EOC Article: Business Promotion Does Not Take Precedence Over Equal Opportunities
The District Court has provisionally ruled in the Equal Opportunities Commission (EOC)’s favour in a test case, where a man who was assisted by the EOC contested that he was treated unfairly on the ground of his sex because he was charged HK$300 for entry, well above the HK$100+ charge levied on women, into a bar from Sunday to Friday during normal business hours. As this involved a default judgment and the case is still technically ongoing, the EOC will not discuss the specifics of the case in detail.
The main concern is whether all business promotions providing additional material goods or benefits specifically to women would now be unlawful? And how would this ruling impact giving perks or concessionary fares to other groups, such as people with disability or the elderly?
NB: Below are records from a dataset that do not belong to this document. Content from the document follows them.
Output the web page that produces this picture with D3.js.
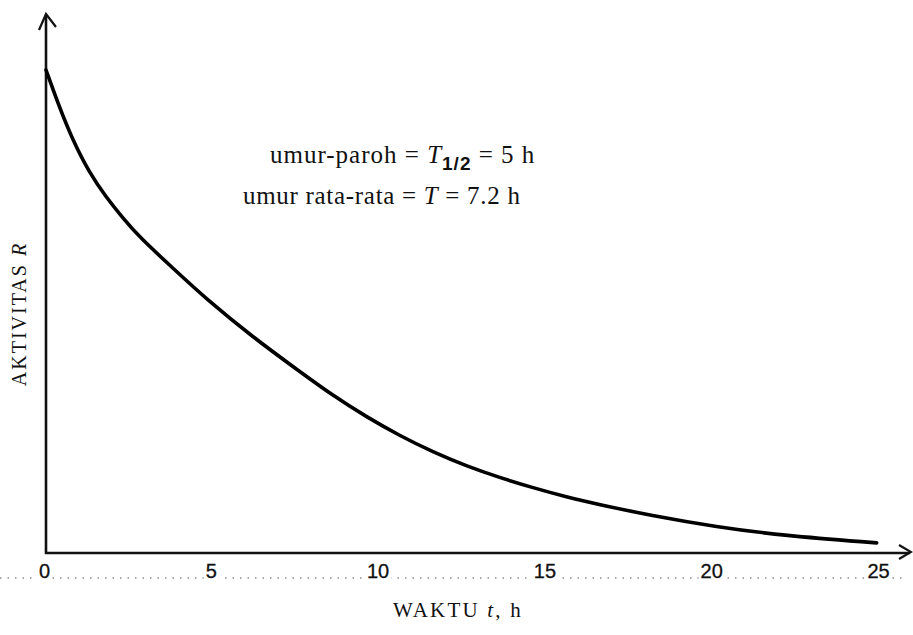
<!DOCTYPE html>
<html>
<head>
<meta charset="utf-8">
<script src="https://cdn.jsdelivr.net/npm/d3@7"></script>
<style>
  body { margin: 0; background: #fff; }
  svg { display: block; }
  .tick text { font-family: "Liberation Sans", Arial, sans-serif; }
</style>
</head>
<body>
<div id="chart"></div>
<script>
// decay curve (t in hours, activity in % of R at t=0)
const timeH = [0, 0.4, 0.8, 1.3, 1.8, 2.3, 2.8, 3.8, 4.8, 6.2, 7.6, 8.6, 9.6, 10.6,
  11.6, 12.6, 13.6, 14.6, 15.6, 16.6, 18.1, 20.1, 22.1, 24.9];
const activity = [100, 92.3, 85.5, 78.7, 73.7, 69.4, 65.4, 59.0, 52.6, 44.7, 37.6, 32.6,
  28.2, 24.3, 20.9, 18.0, 15.6, 13.5, 11.6, 10.0, 7.8, 5.4, 3.6, 2.1];
const xTicks = [0, 5, 10, 15, 20, 25];

const width = 913;
const height = 635;

var svg = d3.select("#chart").append("svg")
    .attr("width", width)
    .attr("height", height);

var x = d3.scaleLinear().domain([0, 25]).range([46, 880]);
var y = d3.scaleLinear().domain([0, 100]).range([553, 70]);

// dotted guide line running through the tick labels
svg.append("line")
    .attr("x1", 0).attr("x2", 905)
    .attr("y1", 578).attr("y2", 578)
    .attr("stroke", "#555")
    .attr("stroke-width", 1)
    .attr("stroke-dasharray", "1.5,6");

// tick labels (no tick marks, no domain)
var xAxis = d3.axisBottom(x).tickValues(xTicks).tickSize(0).tickPadding(0);
var gx = svg.append("g")
    .attr("transform", "translate(-2,564)")
    .call(xAxis);
gx.select(".domain").remove();
gx.selectAll("text")
    .attr("dy", "0.71em")
    .style("font-size", "20px")
    .attr("fill", "#111")
    .attr("stroke", "#111")
    .attr("stroke-width", 0.3)
    .each(function() {
      // white patch so the dotted line is broken behind the digits
      var bb = this.getBBox();
      d3.select(this.parentNode).insert("rect", "text")
        .attr("x", bb.x - 2).attr("y", bb.y + 2)
        .attr("width", bb.width + 4).attr("height", bb.height - 4)
        .attr("fill", "#fff");
    });

// axes with open arrowheads
var axisColor = "#111";
svg.append("line")
    .attr("x1", x(0)).attr("x2", x(0))
    .attr("y1", y(0) + 1).attr("y2", 15)
    .attr("stroke", axisColor).attr("stroke-width", 2.6);
svg.append("path")
    .attr("d", "M39,30 L46,14 L56,27")
    .attr("fill", "none").attr("stroke", axisColor).attr("stroke-width", 2.2);

svg.append("line")
    .attr("x1", x(0) - 1).attr("x2", 910)
    .attr("y1", y(0)).attr("y2", y(0))
    .attr("stroke", axisColor).attr("stroke-width", 2.6);
svg.append("path")
    .attr("d", "M899,545 L911,552 L899,559")
    .attr("fill", "none").attr("stroke", axisColor).attr("stroke-width", 2.2);

// decay curve
var line = d3.line()
    .x(function(d, i) { return x(timeH[i]); })
    .y(function(d) { return y(d); })
    .curve(d3.curveBasis);

svg.append("path")
    .datum(activity)
    .attr("d", line)
    .attr("fill", "none")
    .attr("stroke", "#000")
    .attr("stroke-width", 3.6)
    .attr("stroke-linecap", "round");

// annotation
var serif = "'Liberation Serif', 'Times New Roman', serif";
var note1 = svg.append("text")
    .attr("x", 270).attr("y", 163)
    .style("font-family", serif)
    .style("font-size", "25px")
    .style("letter-spacing", "1px")
    .attr("fill", "#111");
note1.append("tspan").text("umur-paroh = ");
note1.append("tspan").style("font-style", "italic").text("T");
note1.append("tspan")
    .attr("dy", 7)
    .style("font-family", "'Liberation Sans', Arial, sans-serif")
    .style("font-weight", "bold")
    .style("font-size", "19px")
    .text("1/2");
note1.append("tspan").attr("dy", -7).text(" = 5 h");

var note2 = svg.append("text")
    .attr("x", 243).attr("y", 204)
    .style("font-family", serif)
    .style("font-size", "25px")
    .style("letter-spacing", "0.7px")
    .attr("fill", "#111");
note2.append("tspan").text("umur rata-rata = ");
note2.append("tspan").style("font-style", "italic").text("T");
note2.append("tspan").text(" = 7.2 h");

// axis titles
var xTitle = svg.append("text")
    .attr("x", 393).attr("y", 617)
    .style("font-family", serif)
    .style("font-size", "21px")
    .style("letter-spacing", "2.2px")
    .attr("fill", "#111");
xTitle.append("tspan").text("WAKTU ");
xTitle.append("tspan").style("font-style", "italic").text("t");
xTitle.append("tspan").text(", h");

var yTitle = svg.append("text")
    .attr("transform", "translate(26,314) rotate(-90)")
    .attr("text-anchor", "middle")
    .style("font-family", serif)
    .style("font-size", "20px")
    .style("letter-spacing", "2px")
    .attr("fill", "#111");
yTitle.append("tspan").text("AKTIVITAS ");
yTitle.append("tspan").style("font-style", "italic").text("R");
</script>
</body>
</html>
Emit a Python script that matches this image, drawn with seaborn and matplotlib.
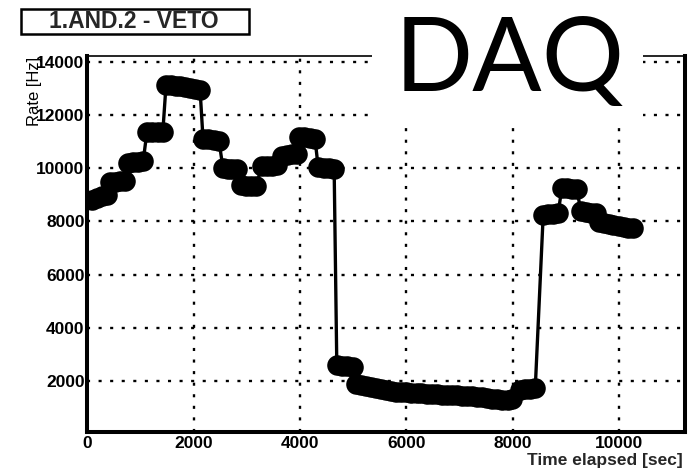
import numpy as np
import pandas as pd
import matplotlib
matplotlib.use("Agg")
import matplotlib.pyplot as plt
import seaborn as sns
from matplotlib.patches import Rectangle
from matplotlib.ticker import MultipleLocator

# rate vs elapsed time
time_sec = [
    90, 180, 280, 370,
    430, 520, 620, 710,
    765, 860, 950, 1050,
    1120, 1220, 1320, 1420,
    1480, 1570, 1660, 1750, 1840, 1930, 2030, 2120,
    2175, 2275, 2375, 2475,
    2550, 2640, 2720, 2810,
    2890, 2980, 3080, 3170,
    3280, 3370, 3470, 3565,
    3660, 3750, 3850, 3940,
    3980, 4080, 4180, 4280,
    4340, 4440, 4540, 4640,
    4690, 4790, 4890, 4990,
    5050, 5140, 5240, 5330, 5430, 5520, 5620, 5710, 5810, 5900,
    6000, 6090, 6190, 6280, 6380, 6470, 6570, 6660, 6760, 6850,
    6950, 7040, 7140, 7230, 7330, 7420, 7520, 7610, 7710, 7800,
    7900, 7990,
    8130, 8230, 8320, 8420,
    8570, 8660, 8760, 8850,
    8920, 9010, 9110, 9200,
    9280, 9370, 9470, 9560,
    9620, 9710, 9800, 9890, 9990, 10080, 10170, 10260,
]
rate_hz = [
    8800, 8880, 8950, 9000,
    9470, 9490, 9510, 9520,
    10200, 10220, 10240, 10250,
    11350, 11360, 11370, 11370,
    13130, 13120, 13100, 13080, 13050, 13000, 12970, 12940,
    11100, 11080, 11050, 11020,
    10000, 9980, 9960, 9950,
    9350, 9340, 9320, 9310,
    10060, 10080, 10090, 10100,
    10460, 10490, 10510, 10530,
    11180, 11150, 11120, 11100,
    10030, 10020, 10000, 9980,
    2590, 2570, 2550, 2540,
    1870, 1850, 1800, 1760, 1720, 1680, 1650, 1620, 1600, 1580,
    1570, 1560, 1540, 1530, 1520, 1510, 1500, 1490, 1480, 1470,
    1460, 1450, 1440, 1420, 1400, 1380, 1360, 1340, 1320, 1300,
    1300, 1310,
    1660, 1690, 1700, 1720,
    8250, 8270, 8290, 8300,
    9250, 9240, 9210, 9200,
    8370, 8350, 8330, 8310,
    7980, 7950, 7900, 7860, 7820, 7790, 7760, 7750,
]

x_ticks_major = 2000
y_ticks_major = 2000
minor_step = 500

df = pd.DataFrame({"Time elapsed [sec]": time_sec, "Rate [Hz]": rate_hz})

sns.set_theme(style="white")
plt.rcParams["font.family"] = ["Liberation Sans", "DejaVu Sans"]

W, H = 698, 474
fig = plt.figure(figsize=(W / 100, H / 100), dpi=100)
fig.patch.set_facecolor("white")

# axes frame in pixel terms
left, right, bottom, top = 87.3, 685, 432.3, 55.5
ax = fig.add_axes([left / W, 1 - bottom / H, (right - left) / W, (bottom - top) / H])
ax.set_facecolor("white")

sns.lineplot(data=df, x="Time elapsed [sec]", y="Rate [Hz]", ax=ax,
             color="black", linewidth=2.4, marker="o", markersize=14.8,
             markeredgewidth=0, estimator=None, sort=False, zorder=3)

ax.set_xlim(0, 11235)
ax.set_ylim(70, 14230)

ax.xaxis.set_major_locator(MultipleLocator(x_ticks_major))
ax.xaxis.set_minor_locator(MultipleLocator(minor_step))
ax.yaxis.set_major_locator(MultipleLocator(y_ticks_major))
ax.yaxis.set_minor_locator(MultipleLocator(minor_step))

ax.grid(True, which="major", color="black", linewidth=1.7,
        linestyle=(0, (1.3, 3.6)), zorder=1)

ax.tick_params(axis="both", which="both", direction="in", colors="black",
               labelsize=12.5, top=False, right=False)
ax.tick_params(axis="y", which="major", length=11, width=2.4, pad=2)
ax.tick_params(axis="y", which="minor", length=5, width=2.4)
ax.tick_params(axis="x", which="major", length=9, width=2.4, pad=3)
ax.tick_params(axis="x", which="minor", length=4, width=2.4)
for lab in ax.get_xticklabels() + ax.get_yticklabels():
    lab.set_fontweight("bold")

for side in ["left", "bottom", "right"]:
    ax.spines[side].set_linewidth(2.9)
    ax.spines[side].set_color("black")
ax.spines["top"].set_linewidth(1.2)
ax.spines["top"].set_color("black")

xl = ax.set_xlabel("Time elapsed [sec]", fontsize=12.5, fontweight="bold", loc="right")
ax.xaxis.set_label_coords((683 - left) / (right - left), -(453 - bottom) / (bottom - top))
# the y title sits on top of the upper tick labels, as in the original
yl = ax.set_ylabel("Rate [Hz]", fontsize=12, color="black")
yl.set(ha="center", va="top", rotation_mode="default")
ax.yaxis.set_label_coords((35 - left) / (right - left), 1 - (57 - top) / (bottom - top))

# title box
fig.patches.append(Rectangle((21 / W, 1 - 34 / H), 228 / W, 25 / H,
                             transform=fig.transFigure, fill=False,
                             edgecolor="black", linewidth=1.8, zorder=5))
fig.text(134 / W, 1 - 21.5 / H, "1.AND.2 - VETO", ha="center", va="center",
         fontsize=16.5, fontweight="bold", zorder=6)

# DAQ logo over a white patch
fig.patches.append(Rectangle((372 / W, 1 - 128 / H), 271 / W, 128 / H,
                             transform=fig.transFigure, facecolor="white",
                             edgecolor="none", zorder=8))
fig.text(510 / W, 1 - 91 / H, "DAQ", ha="center", va="baseline",
         fontsize=74, family=["Lato", "DejaVu Sans"], fontweight="normal",
         color="black", zorder=9)

fig.savefig("out.png", dpi=100, facecolor="white")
We have come a long way in improving gender parity in Hong Kong. Yet many challenges remain, and discrimination and stereotypes due to gender are still prevalent, often manifesting in more subtle ways. It is worth noting that the EOC’s intention for bringing this case is two-fold: one, to heighten our community’s awareness to unlawful treatments on the grounds of sex or gender; and two, to rightfully assist a complainant (in this case, a male) to claim fairness under the provisions of the Sex Discrimination Ordinance (SDO), which gives equal protection to both women and men. It is important to clarify that under the SDO, setting a fee difference on the ground of sex in the provision of the same service would amount to sex discrimination.
As the defendant (i.e. the bar owner) did not appear in court to make a defense, the EOC’s lawyer applied for judgment in favour of the claimant and the application was granted by the court. The judgment is an uncontested one and has limited effect on subsequent cases. Nevertheless, it should be noted that the court would not have granted a default judgment, even in the absence of the Respondent, if the claimant does not have a valid claim.
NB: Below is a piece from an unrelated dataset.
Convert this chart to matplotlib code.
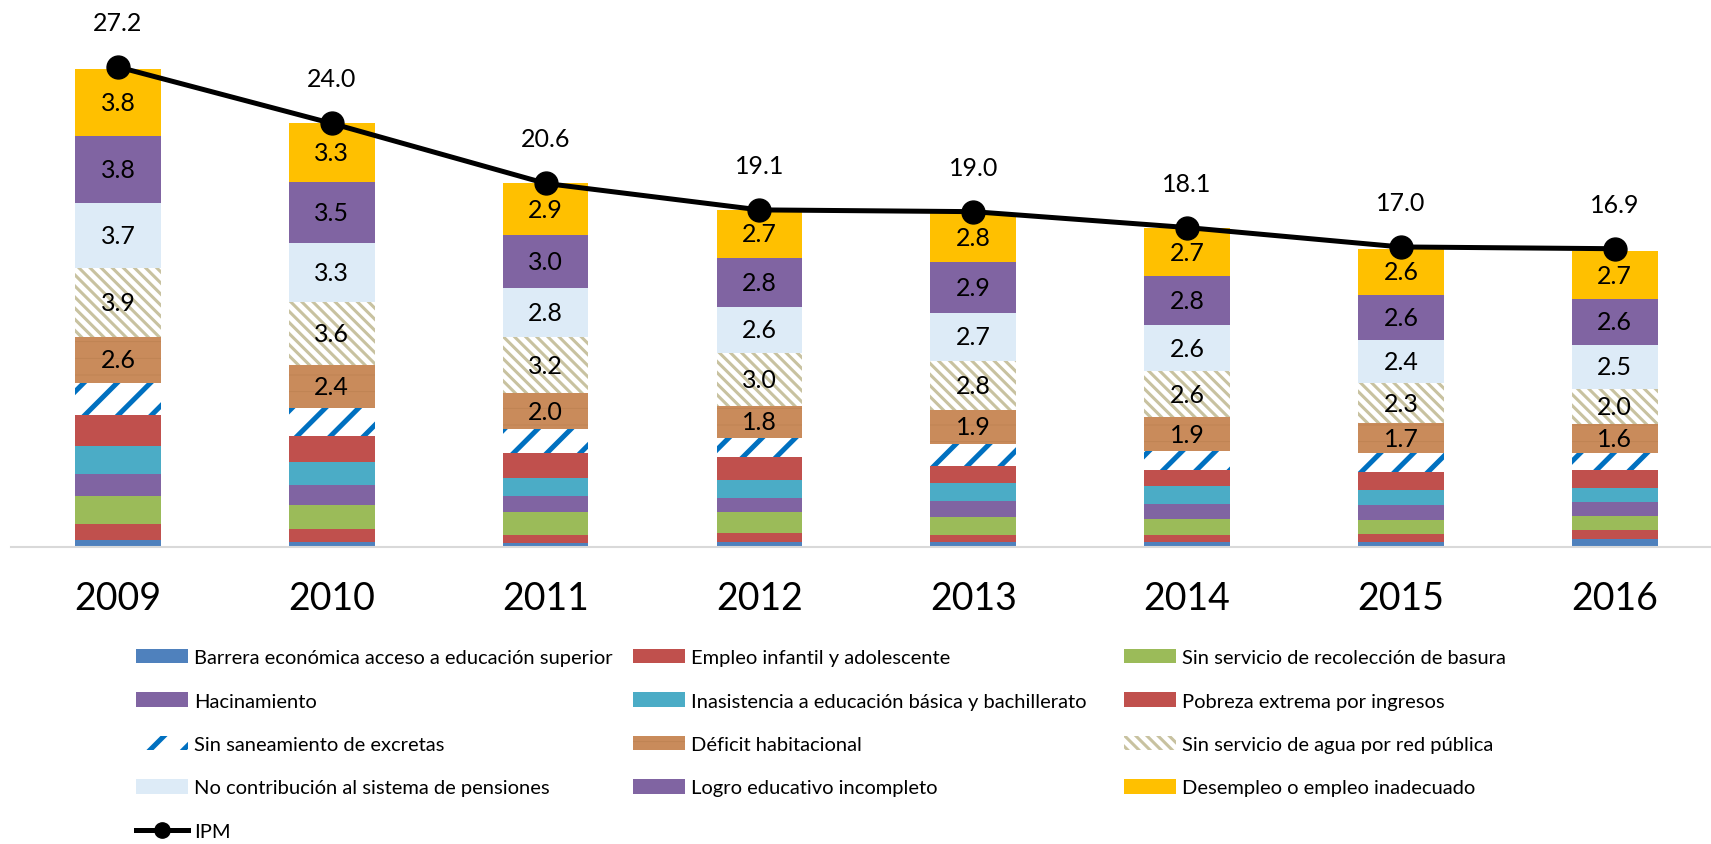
import numpy as np
import matplotlib
matplotlib.use("Agg")
import matplotlib.pyplot as plt
from matplotlib.lines import Line2D

plt.rcParams['font.family'] = ['Lato', 'DejaVu Sans']

# ---------------- Data ----------------
years = ["2009", "2010", "2011", "2012", "2013", "2014", "2015", "2016"]

barrera = [0.4, 0.3, 0.2, 0.3, 0.3, 0.3, 0.3, 0.45]
empleo_inf = [0.9, 0.7, 0.5, 0.5, 0.4, 0.4, 0.45, 0.5]
basura = [1.6, 1.4, 1.3, 1.2, 1.0, 0.9, 0.8, 0.8]
hacinamiento = [1.25, 1.1, 0.9, 0.8, 0.9, 0.85, 0.85, 0.8]
inasistencia = [1.55, 1.3, 1.0, 1.0, 1.0, 1.0, 0.85, 0.8]
pobreza = [1.8, 1.5, 1.4, 1.3, 1.0, 0.9, 1.0, 1.0]
saneamiento = [1.8, 1.6, 1.4, 1.1, 1.25, 1.1, 1.05, 1.0]
deficit = [2.6, 2.4, 2.0, 1.8, 1.9, 1.9, 1.7, 1.6]
agua = [3.9, 3.6, 3.2, 3.0, 2.8, 2.6, 2.3, 2.0]
pensiones = [3.7, 3.3, 2.8, 2.6, 2.7, 2.6, 2.4, 2.5]
logro = [3.8, 3.5, 3.0, 2.8, 2.9, 2.8, 2.6, 2.6]
desempleo = [3.8, 3.3, 2.9, 2.7, 2.8, 2.7, 2.6, 2.7]
ipm = [27.2, 24.0, 20.6, 19.1, 19.0, 18.1, 17.0, 16.9]

# (values, label, face, edge/hatch colour, hatch, hatch lw, show labels)
series = [
    (barrera, "Barrera económica acceso a educación superior", "#4F81BD", "#4F81BD", None, 1, False),
    (empleo_inf, "Empleo infantil y adolescente", "#C0504D", "#C0504D", None, 1, False),
    (basura, "Sin servicio de recolección de basura", "#9BBB59", "#9BBB59", None, 1, False),
    (hacinamiento, "Hacinamiento", "#8064A2", "#8064A2", None, 1, False),
    (inasistencia, "Inasistencia a educación básica y bachillerato", "#4BACC6", "#4BACC6", None, 1, False),
    (pobreza, "Pobreza extrema por ingresos", "#C0504D", "#C0504D", None, 1, False),
    (saneamiento, "Sin saneamiento de excretas", "white", "#0070C0", "/", 3.6, False),
    (deficit, "Déficit habitacional", "#C98B5B", "#BE8253", "-", 0.6, True),
    (agua, "Sin servicio de agua por red pública", "white", "#C8C2A0", "\\\\\\", 2.2, True),
    (pensiones, "No contribución al sistema de pensiones", "#DDEBF7", "#DDEBF7", None, 1, True),
    (logro, "Logro educativo incompleto", "#8064A2", "#8064A2", None, 1, True),
    (desempleo, "Desempleo o empleo inadecuado", "#FFC000", "#FFC000", None, 1, True),
]

W, H = 1711, 845
fig = plt.figure(figsize=(W / 100, H / 100), dpi=100)
ax = fig.add_axes([11 / W, 1 - 548 / H, 1 - 11 / W, 30 * 17.65 / H])

x = np.arange(len(years))
bottom = np.zeros(len(years))
handles = []
for vals, lab, fc, ec, hatch, hlw, show in series:
    plt.rcParams['hatch.linewidth'] = hlw
    bars = ax.bar(x, vals, 0.40, bottom=bottom, color=fc, edgecolor=ec,
                  hatch=hatch, linewidth=0, label=lab, zorder=2)
    for p in bars.patches:
        if hasattr(p, 'set_hatch_linewidth'):
            p.set_hatch_linewidth(hlw)
    handles.append(bars)
    if show:
        for xi, b, v in zip(x, bottom, vals):
            ax.text(xi, b + v / 2, f"{v:.1f}", ha='center', va='center',
                    fontsize=18, color='black', zorder=4)
    bottom = bottom + np.array(vals)

# IPM line
ax.plot(x, ipm, color='black', lw=3.6, marker='o', markersize=16.5, zorder=5)
for xi, v in zip(x, ipm):
    ax.annotate(f"{v:.1f}", xy=(xi, v), xytext=(0, 32), textcoords='offset points',
                ha='center', va='center', fontsize=18)

ax.set_xlim(-0.5, 7.45)
ax.set_ylim(0, 30)
ax.set_xticks(x)
ax.set_xticklabels(years, fontsize=27)
ax.tick_params(axis='x', length=0, pad=24)
ax.set_yticks([])
for s in ['top', 'right', 'left']:
    ax.spines[s].set_visible(False)
ax.spines['bottom'].set_color('#D9D9D9')
ax.spines['bottom'].set_linewidth(1.5)

# ---------------- Legend (3 columns, row-major order) ----------------
ipm_handle = Line2D([], [], color='black', lw=3.6, marker='o', markersize=11)
cols = [
    ([handles[0], handles[3], handles[6], handles[9], ipm_handle],
     [series[0][1], series[3][1], series[6][1], series[9][1], "IPM"], 136),
    ([handles[1], handles[4], handles[7], handles[10]],
     [series[1][1], series[4][1], series[7][1], series[10][1]], 633),
    ([handles[2], handles[5], handles[8], handles[11]],
     [series[2][1], series[5][1], series[8][1], series[11][1]], 1124),
]
hlws = {0: 1, 3: 1, 6: 3.6, 9: 1, 1: 1, 4: 1, 7: 0.6, 10: 1, 2: 1, 5: 1, 8: 2.2, 11: 1}
for hs, labs, xpx in cols:
    leg = fig.legend(hs, labs, loc='upper left', bbox_to_anchor=(xpx / W, 1 - 650 / H),
                     frameon=False, fontsize=14.5, borderpad=0, borderaxespad=0,
                     handlelength=2.6, handleheight=0.72, handletextpad=0.28,
                     labelspacing=1.30)
    for h, orig in zip(leg.legend_handles, hs):
        if orig in handles and hasattr(h, 'set_hatch_linewidth'):
            h.set_hatch_linewidth(hlws[handles.index(orig)])

fig.savefig("out.png", dpi=100)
So can women be treated better than men in services or in buying goods? The answer is clear: NOT if it is simply based on your sex or gender. Likewise, imagine if men are charged less in the entrance fees to a cinema, simply due to their gender. Such a fee-charging policy would be clearly discriminatory on the ground of sex.
On the other hand, giving concessionary fares for specific groups, such as people with disabilities, is arguably a different issue, as this is a way to widen a disadvantaged group’s access to a necessary service (e.g. travel/transport) to a level comparable to the majority, and advance their equal participation in society.
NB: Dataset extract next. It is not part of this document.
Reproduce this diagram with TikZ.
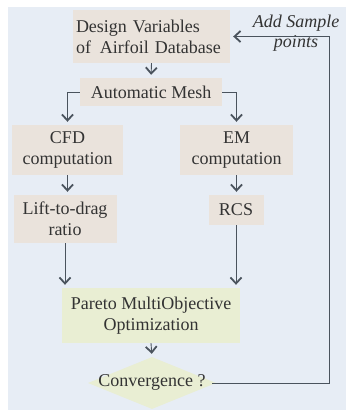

The EOC recently completed a comprehensive review of the four anti-discrimination laws (namely the Race Discrimination Ordinance, the Sex Discrimination Ordinance, the Family Status Discrimination Ordinance, and the Disability Discrimination Ordinance). The EOC has submitted its initial recommendations (73 items in all, with 27 priority areas) to the Government for her responses. We hope this can provide a good opportunity for the public to debate and to offer their ideas.